It’s no news that I want to leave Barcelona. I’ve been saying it for a couple of years now.
Before finishing my PhD, I was determined to leave once I would finish it. But then I met my boyfriend, and doubts came in.
Because this guy wasn’t like other guys I went out with while I was single. He was and still is something else.
However, though I decided to stay and wait for him to finish his PhD, I’m still not so comfortable in this city.
The question is why?
After meditating I’ve realized that I have a wound, a Catalan wound, something that Catalans will recognize as “L’ESTACA”.
For Catalans, L’ESTACA represents the lack of freedom under which they lived after the Spanish Civil War. During this time, Catalans weren’t allowed to speak Catalan, among other types of repression they suffered. L’Estaca also represents a metaphorical wound inflicted by this repression.
Catalan song about “L’ESTACA”.
Though decades have passed since Franco’s death, and now Catalans are allowed to speak Catalan, they are still wounded because they are not independent. Some of them would like to be a free country, apart from Spain. They would rather be part of the European Union than part of Spain.
To add some more pain, the rest of Spain generally dislikes them. Recently, a girl from Andalucia admitted on video to have been taught to hate Catalans with no rational reason to support such hate.
But my ESTACA is not Catalan’s ESTACA. My ESTACA is a wound they unintentionally inflicted upon me.
When I arrived, I learned my lesson well regarding to how Catalans are. Long story short, a classmate at the university that knew that I was from abroad and that therefore I was probably alone, organized a party with her colleagues before my face and didn’t invite me.
For an ignorant 20-years old Mexican who has just arrived, this is an insult. In Mexico, if someone knows you come from abroad and you are new at the university, he/she, they, will invite to whatever party they are planning to throw.
But I wasn’t in Mexico.
During the time I lived here, I experienced similar behaviors. Something notoriously different from Mexico is that here people tend to organize their friendships in ghettos that never or rarely come together: The ghetto from high school, the ghetto from the neighborhood, the ghetto from my 1st workplace, the ghetto from my 2nd workplace… and so on.
In Mexico this is unusual, since people tend to gather all their friends as much as they can.
After 10 years I’ve realized that this behavior has wounded me. I’ve arrived at a point where I can barely give a chance to another Catalan.
I am not proud of or happy with this, since I also know that Catalans are really hard working, creative, innovative people that, of course, also know how to be nice good friends. Is just that the emotional side of this is quite hard for me.
Once, a Mexican friend living in Barcelona to whom I was talking about this, told me:
They treat you as they feel themselves.
At that time I didn’t understand it quite well, but now I know:
Since I feel wounded, I’m constantly defending myself from Catalans, just as they are defending themselves from everybody that makes them feel disliked… just like I have felt disliked every time a Catalan friend organized a party or something alike, with their friends from ghetto No. 1, when I was part of ghetto No. 2 and thus I wasn’t invited.

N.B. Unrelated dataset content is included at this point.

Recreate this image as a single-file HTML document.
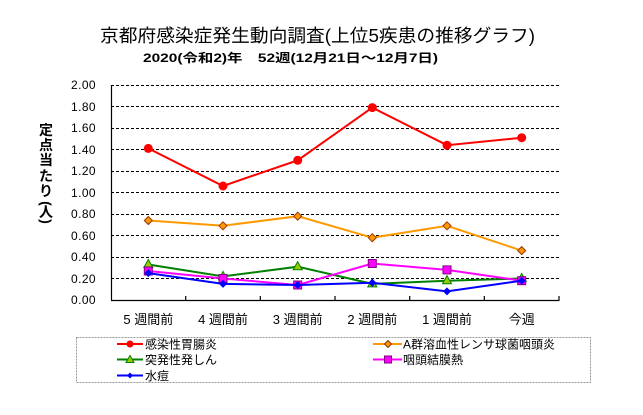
<!DOCTYPE html>
<html><head><meta charset="utf-8"><style>
html,body{margin:0;padding:0;background:#fff;}
svg{display:block;}
text{font-family:"Liberation Sans","Noto Sans CJK JP",sans-serif;fill:#000;}
</style></head><body>
<svg width="643" height="415" viewBox="0 0 643 415" xmlns="http://www.w3.org/2000/svg">
<rect width="643" height="415" fill="#fff"/>
<text x="100" y="42" font-size="18" textLength="435" lengthAdjust="spacingAndGlyphs">京都府感染症発生動向調査(上位5疾患の推移グラフ)</text>
<text x="143" y="62" font-size="12" font-weight="bold" textLength="295" lengthAdjust="spacingAndGlyphs">2020(令和2)年　52週(12月21日～12月7日)</text>

<g font-size="14" font-weight="bold" text-anchor="middle">
<text x="46" y="135">定</text>
<text x="46" y="150">点</text>
<text x="46" y="165">当</text>
<text x="46" y="181">た</text>
<text x="46" y="196">り</text>
<text x="46" y="208" transform="rotate(90 46 203.5)">(</text>
<text x="46" y="217">人</text>
<text x="46" y="226" transform="rotate(90 46 221.5)">)</text>
</g>

<g stroke="#000" stroke-width="1" stroke-dasharray="3,2">
<line x1="111" y1="85.5" x2="559" y2="85.5"/>
<line x1="111" y1="106.5" x2="559" y2="106.5"/>
<line x1="111" y1="128.5" x2="559" y2="128.5"/>
<line x1="111" y1="149.5" x2="559" y2="149.5"/>
<line x1="111" y1="171.5" x2="559" y2="171.5"/>
<line x1="111" y1="192.5" x2="559" y2="192.5"/>
<line x1="111" y1="214.5" x2="559" y2="214.5"/>
<line x1="111" y1="235.5" x2="559" y2="235.5"/>
<line x1="111" y1="257.5" x2="559" y2="257.5"/>
<line x1="111" y1="278.5" x2="559" y2="278.5"/>
</g>
<g stroke="#000" stroke-width="1.2">
<line x1="111.5" y1="85" x2="111.5" y2="300.5"/>
<line x1="111" y1="300.5" x2="559.5" y2="300.5"/>
<line x1="185.7" y1="296" x2="185.7" y2="300"/>
<line x1="260.3" y1="296" x2="260.3" y2="300"/>
<line x1="335" y1="296" x2="335" y2="300"/>
<line x1="409.7" y1="296" x2="409.7" y2="300"/>
<line x1="484.3" y1="296" x2="484.3" y2="300"/>
<line x1="559" y1="296" x2="559" y2="300"/>
</g>

<g font-size="12" text-anchor="end" letter-spacing="0.4">
<text x="96" y="89">2.00</text>
<text x="96" y="111">1.80</text>
<text x="96" y="132">1.60</text>
<text x="96" y="154">1.40</text>
<text x="96" y="175">1.20</text>
<text x="96" y="197">1.00</text>
<text x="96" y="218">0.80</text>
<text x="96" y="240">0.60</text>
<text x="96" y="261">0.40</text>
<text x="96" y="283">0.20</text>
<text x="96" y="304">0.00</text>
</g>

<g font-size="13" text-anchor="middle">
<text x="148.3" y="324">5 週間前</text>
<text x="223" y="324">4 週間前</text>
<text x="297.7" y="324">3 週間前</text>
<text x="372.3" y="324">2 週間前</text>
<text x="447" y="324">1 週間前</text>
<text x="521.7" y="324">今週</text>
</g>

<!-- Red -->
<polyline fill="none" stroke="#FF0000" stroke-width="2" points="148.3,148.4 223,186 297.7,160.3 372.3,107.6 447,145.2 521.7,137.7"/>
<g fill="#FF0000">
<circle cx="148.3" cy="148.4" r="4.5"/><circle cx="223" cy="186" r="4.5"/><circle cx="297.7" cy="160.3" r="4.5"/><circle cx="372.3" cy="107.6" r="4.5"/><circle cx="447" cy="145.2" r="4.5"/><circle cx="521.7" cy="137.7" r="4.5"/>
</g>
<!-- Orange -->
<polyline fill="none" stroke="#FF9900" stroke-width="2" points="148.3,220.5 223,225.8 297.7,216.2 372.3,237.7 447,225.8 521.7,250.6"/>
<g fill="#FF9900" stroke="#993300" stroke-width="1">
<path d="M148.3,216.5 l4,4 l-4,4 l-4,-4z"/><path d="M223,221.8 l4,4 l-4,4 l-4,-4z"/><path d="M297.7,212.2 l4,4 l-4,4 l-4,-4z"/><path d="M372.3,233.7 l4,4 l-4,4 l-4,-4z"/><path d="M447,221.8 l4,4 l-4,4 l-4,-4z"/><path d="M521.7,246.6 l4,4 l-4,4 l-4,-4z"/>
</g>
<!-- Green -->
<polyline fill="none" stroke="#008000" stroke-width="2" points="148.3,264.5 223,276.4 297.7,266.7 372.3,283.9 447,280.7 521.7,278.5"/>
<g fill="#99CC00" stroke="#008000" stroke-width="1">
<path d="M148.3,259.5 l4.5,8 h-9z"/><path d="M223,271.4 l4.5,8 h-9z"/><path d="M297.7,261.7 l4.5,8 h-9z"/><path d="M372.3,278.9 l4.5,8 h-9z"/><path d="M447,275.7 l4.5,8 h-9z"/><path d="M521.7,273.5 l4.5,8 h-9z"/>
</g>
<!-- Magenta -->
<polyline fill="none" stroke="#FF00FF" stroke-width="2" points="148.3,271 223,278.5 297.7,285 372.3,263.5 447,269.9 521.7,280.7"/>
<g fill="#FF00FF" stroke="#800080" stroke-width="1">
<rect x="144.3" y="267" width="8" height="8"/><rect x="219" y="274.5" width="8" height="8"/><rect x="293.7" y="281" width="8" height="8"/><rect x="368.3" y="259.5" width="8" height="8"/><rect x="443" y="265.9" width="8" height="8"/><rect x="517.7" y="276.7" width="8" height="8"/>
</g>
<!-- Blue -->
<polyline fill="none" stroke="#0000FF" stroke-width="2" points="148.3,273.1 223,283.9 297.7,285 372.3,282.8 447,291.4 521.7,280.7"/>
<g fill="#0000FF">
<path d="M148.3,269.1 l4,4 l-4,4 l-4,-4z"/><path d="M223,279.9 l4,4 l-4,4 l-4,-4z"/><path d="M297.7,281 l4,4 l-4,4 l-4,-4z"/><path d="M372.3,278.8 l4,4 l-4,4 l-4,-4z"/><path d="M447,287.4 l4,4 l-4,4 l-4,-4z"/><path d="M521.7,276.7 l4,4 l-4,4 l-4,-4z"/>
</g>

<!-- Legend -->
<rect x="76.5" y="337.5" width="514" height="45" fill="none" stroke="#999" stroke-width="1" stroke-dasharray="2,1"/>
<g stroke-width="2">
<line x1="117" y1="344" x2="143" y2="344" stroke="#FF0000"/>
<line x1="117" y1="359.5" x2="143" y2="359.5" stroke="#008000"/>
<line x1="117" y1="375.5" x2="143" y2="375.5" stroke="#0000FF"/>
<line x1="373" y1="344" x2="402" y2="344" stroke="#FF9900"/>
<line x1="373" y1="359.5" x2="402" y2="359.5" stroke="#FF00FF"/>
</g>
<circle cx="130" cy="344" r="3.5" fill="#FF0000"/>
<path d="M130,355.5 l4,7 h-8z" fill="#99CC00" stroke="#008000" stroke-width="1"/>
<path d="M130,372.5 l3,3 l-3,3 l-3,-3z" fill="#0000FF"/>
<path d="M388,340.5 l3.5,3.5 l-3.5,3.5 l-3.5,-3.5z" fill="#FF9900" stroke="#993300" stroke-width="1"/>
<rect x="384.5" y="356" width="7" height="7" fill="#FF00FF" stroke="#800080" stroke-width="1"/>
<g font-size="12">
<text x="145" y="348.5">感染性胃腸炎</text>
<text x="145" y="364">突発性発しん</text>
<text x="145" y="380">水痘</text>
<text x="403" y="348.5">A群溶血性レンサ球菌咽頭炎</text>
<text x="403" y="364">咽頭結膜熱</text>
</g>
</svg>
</body></html>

When you realize that people from whatever place in the world are not mean, but that they have been educated under a collective pain, then you understand their unspoken social norms without taking it personal.
Mexicans may not be “as mean” as Catalans, but we also have other issues that are the byproduct of our past and our suffering, issues that Catalans may not like when visiting Mexico.
I would like to leave Barcelona with peace of mind. Knowing that people from here did their best with what they had. Knowing that only I am responsible for healing my wound, as Catalans are for healing theirs. I wish them the greatest success on this.